== Record list

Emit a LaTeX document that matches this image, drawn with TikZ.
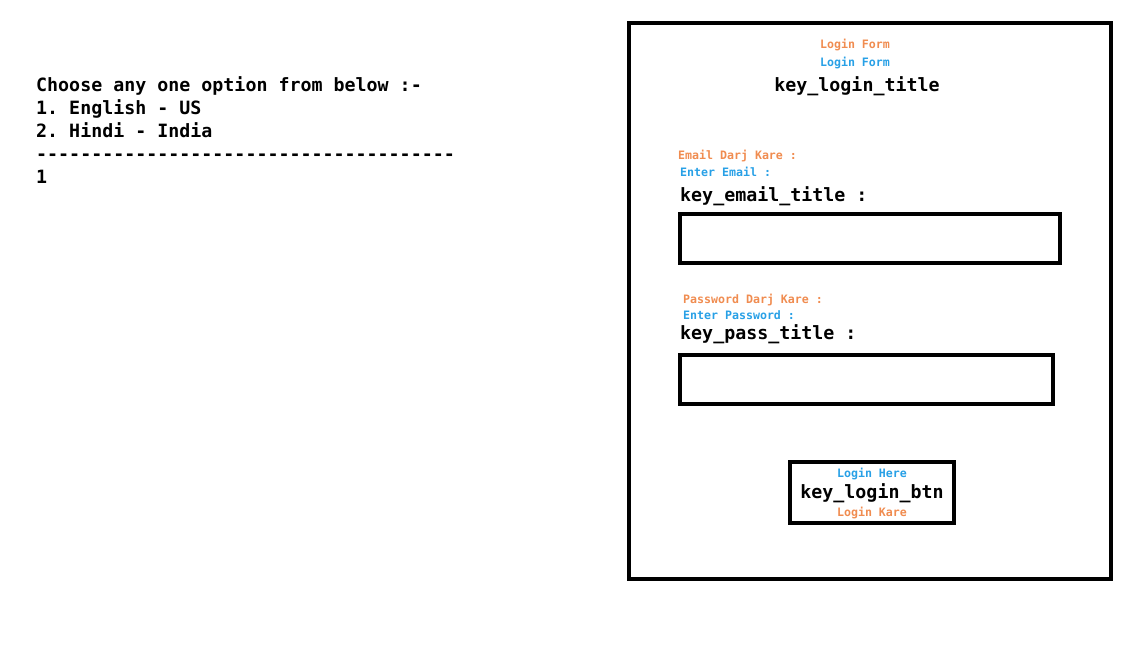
\documentclass[tikz,border=0pt]{standalone}
\usepackage{fontspec}
\usepackage{tikz}
\newfontfamily\consfont{DejaVu Sans Mono}
\definecolor{hiorange}{RGB}{240,140,80}
\definecolor{enblue}{RGB}{40,160,230}

\begin{document}
\frenchspacing
\begin{tikzpicture}[
  x=1pt,y=-1pt,
  big/.style={inner sep=0pt,text height=13.5pt,text depth=3.5pt,yshift=-1.5pt,
    font={\consfont\bfseries\fontsize{18.3}{20}\selectfont}},
  small/.style={inner sep=0pt,text height=8.5pt,text depth=2.2pt,yshift=-1pt,
    font={\consfont\bfseries\fontsize{11.6}{13}\selectfont}},
  hindi/.style={small,text=hiorange},
  english/.style={small,text=enblue},
  frame/.style={draw=black,line width=4pt},
  ]
  \useasboundingbox (0,0) rectangle (1144,658);
  % Console menu
  \node[big,anchor=west] (menu) at (36,85) {Choose any one option from below :-};
  \node[big,anchor=west] (optus) at (36,108) {1. English - US};
  \node[big,anchor=west] (optin) at (36,131) {2. Hindi - India};
  \node[big,anchor=west] (rule) at (36,154) {--------------------------------------};
  \node[big,anchor=west] (choice) at (36,177) {1};
  % Login screen
  \draw[frame] (629,23) rectangle (1111,579);
  % Title
  \node[hindi] (titlehi) at (855,44) {Login Form};
  \node[english] (titleen) at (855,62) {Login Form};
  \node[big] (title) at (857,85) {key\_login\_title};
  % Email
  \node[hindi,anchor=west] (emailhi) at (678,155) {Email Darj Kare :};
  \node[english,anchor=west] (emailen) at (680,172) {Enter Email :};
  \node[big,anchor=west] (email) at (680,195) {key\_email\_title :};
  \draw[frame] (680,214) rectangle (1060,263);
  % Password
  \node[hindi,anchor=west] (passhi) at (683,299) {Password Darj Kare :};
  \node[english,anchor=west] (passen) at (683,315) {Enter Password :};
  \node[big,anchor=west] (pass) at (680,333) {key\_pass\_title :};
  \draw[frame] (680,355) rectangle (1053,404);
  % Button
  \draw[frame] (790,462) rectangle (954,523);
  \node[english] (btnen) at (872,473) {Login Here};
  \node[big] (btn) at (872,492) {key\_login\_btn};
  \node[hindi] (btnhi) at (872,512) {Login Kare};
\end{tikzpicture}
\end{document}
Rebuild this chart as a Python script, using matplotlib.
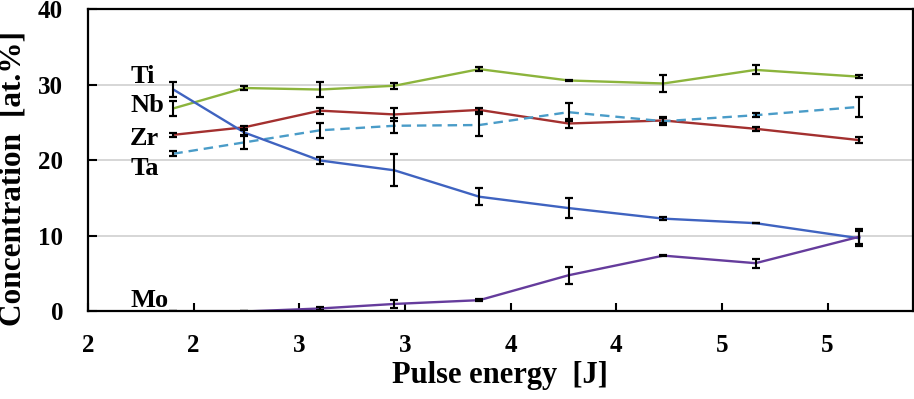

====

What to do
In the records above, locate each line with the word "this". Copy all such lines.

Output of the task
Emit a LaTeX document that matches this image, drawn with TikZ.
Rebuild this chart as a Python script, using matplotlib.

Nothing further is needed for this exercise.